Statistics

Statistics is the science of probability. Using mathematical methods, we discuss what is or isn't likely to happen based on data, and define some new, helpful terms.

Readings

Introduction to Probability

Mean, Median, Mode, Range

If you are given a list of numbers, and are told these are outcomes from a repeated event, what can you do with them?

Mean

The mean of a set of numbers is simply the average. This tells us some information about the expected value, but does not give much information on its own.

Median

The median of a set of numbers is the middle value, when ranked highest to lowest. Combined with the mean, we can use this to say some things about the distribution of values.

If the median is larger than the mean, that means there must be some very small numbers weighing the mean down.

If the median is smaller than the mean, the opposite must be true: some large values are making the mean larger.

If the mean and median are close to the same number, we can assume a relatively even distribution sometimes. However, we cannot guarantee this.

Mode

The mode of a set of numbers is the most common value. If there are multiple that are just as common, they are all considered modes. The mode, and the number of values that are equal to the mode, can tell us some information as well.

Range

The range of a set of numbers is the difference between the largest and smallest value. This tells us how wide our distribution is (roughly), though it doesn't tell us any information about how values are distributed between these points.

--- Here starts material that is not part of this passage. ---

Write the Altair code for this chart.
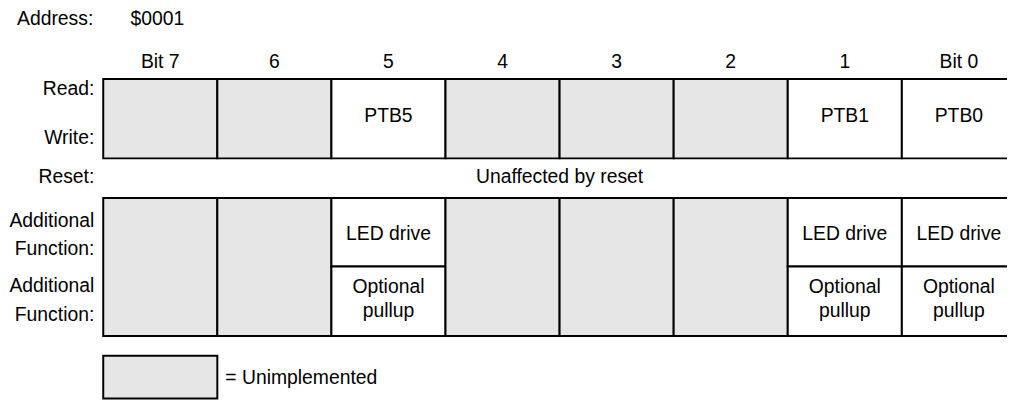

Check your understanding: Go to random.org and flip 10 coins, keeping track of the number of heads that come up in the 10 flips. Do this at least 10 times, recording the numbers, then calculate the mean, median, mode, and range.

Check your answer

I preformed this 20 times, getting the following results:

5, 4, 7, 3, 6, 3, 7, 8, 6, 6, 4, 3, 7, 5, 7, 5, 5, 5, 5, 8

Mean: 5.45

Median: 5

Mode: 5

Range: 5

These were remarkably consistent for me, but see what you find!

Law of Large Numbers

Chapter 8

The Law of Large Numbers is a probability theorem that is very useful for statistics. There's a lot of mathematical terms in this theorem that I don't expect you to fully comprehend, but the big picture is important.

This theorem basically states if you have a process that happens many times (a large number of times), the mean of the values should be equal to the expected value generated probabilistically. Larger numbers should have means that get closer and closer to the expected value.

Think about it: Try using the random.org coin flipper or dice roller 5, 10, 20, and 50 times (you can just do 50 times and use the first 5, 10, 20 values). Find the mean of each of these sets of numbers. How close is each to the true expected value?

Confidence Intervals

Confidence intervals are another statistical tool which provides a range of values that you expect the result of an event to fall between. If this sounds familiar, it should be, as it was in the Central Limit Theorem video!

Confidence intervals are usually 95% or 99% based on the standard deviation of the normal distribution, though other values can be made using integration or specific tables.

These confidence intervals simply state an interval, then the confidence level (percent likelihood) that a new value will fall in this range.

Calculating these is a bit beyond the scope of this course, but there are tons of resources on this topic, and if you'd like to do a project on statistics, this may be a topic you could discuss!